Si sa quanto il regime iraniano di Ahmadinejad sia stato anti-occidentale, ed è dal 2005 – ad esempio – che la musica cosiddetta occidentale in tono spregiativo è infatti vietata in Iran. Con Rohani qualche apertura c’è stata, e per esempio nello scorso ottobre in Iran si è esibito un artista giapponese che ha ricevuto ampi consensi di pubblico. La realtà però resta questa: niente rock, niente jazz, neanche melodie italiane, gli unici generi accettabili per la repubblica islamica sono: la musica folk iraniana, la musica tradizionale e classica iraniana e il pop (iraniano!). “Bloccare la trasmissione della musica occidentale e indecente alla Radiotelevisione della Repubblica islamica dell’Iran è un obbligo”, ha sentenziato il Supremo Consiglio iraniano otto anni fa. E così niente Rolling Stones e John Coltrane nelle trasmissioni televisive o radiofoniche. Del resto l’ayatollah Khamenei si è spesso scagliato contro la musica come stile di vita traviante per i giovani iraniani, ”promuovere e insegnare la musica non è compatibile con i valori più alti e sacri della Repubblica islamica” – ha dichiarato qualche anno fa.

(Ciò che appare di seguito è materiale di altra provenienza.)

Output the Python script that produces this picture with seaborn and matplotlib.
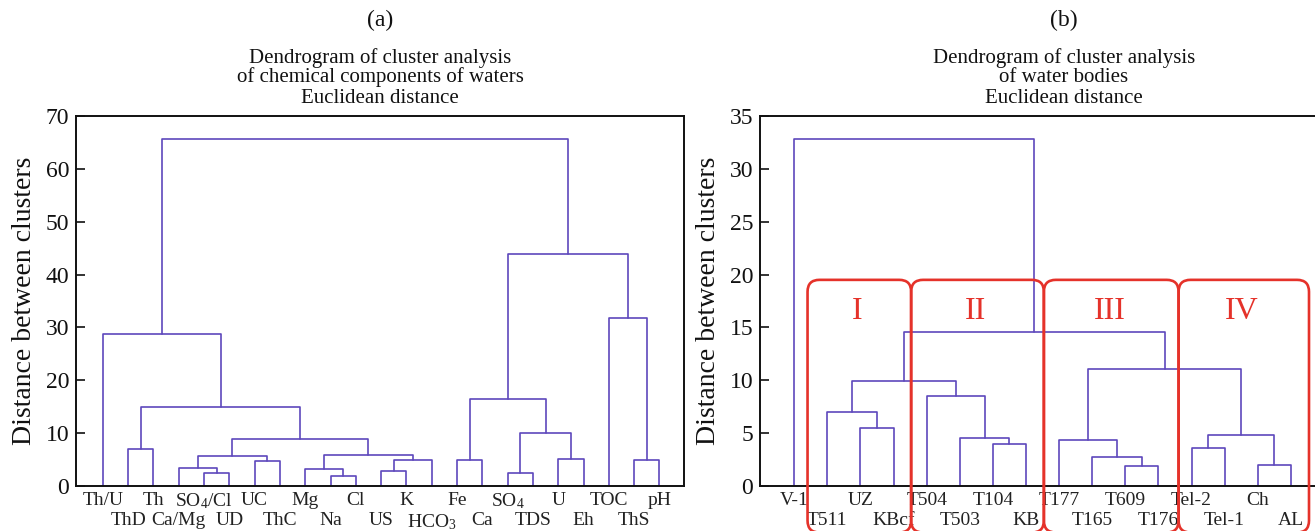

Nel gennaio del 2013 sono stati arrestati cinque musicisti iraniani per aver prodotto e distribuito musica alternativa attraverso i canali satellitari. Mentre è del 2009 il film diretto da Bahman Ghobadi, No one knows about persian cats, che esplora la difficile arte di essere musicisti rock in Iran. In un’epoca in cui dal nostro lato del mondo è così facile e fruibile scaricare e ascoltare musica real time, immaginare la fatica di rintracciare un album che ha fatto la storia del rock, o di suonare una cover dei Velvet Underground, ha bisogno di un vero e proprio salto nevrotico della fantasia. Ci si immagini quanto l’indie rock possa essere esasperatamente indie, e quanto le garage band possano essere esasperatamente garage, in un regime dove la censura non fa proseliti soltanto nel mondo della musica, ma si allarga ad altri divieti veri e propri, che toccano ogni libertà di espressione che da noi sono libertà ormai scontate, e spesso addirittura noiose. Basti consultare un elenco generico di libri censurati in Iran, tra i quali ovviamente figurano I versetti satanici di Salmon Rushdie.
Che tra l’altro l’artista giapponese è più orientale degli iraniani. Anzi, è l’oriente dell’oriente.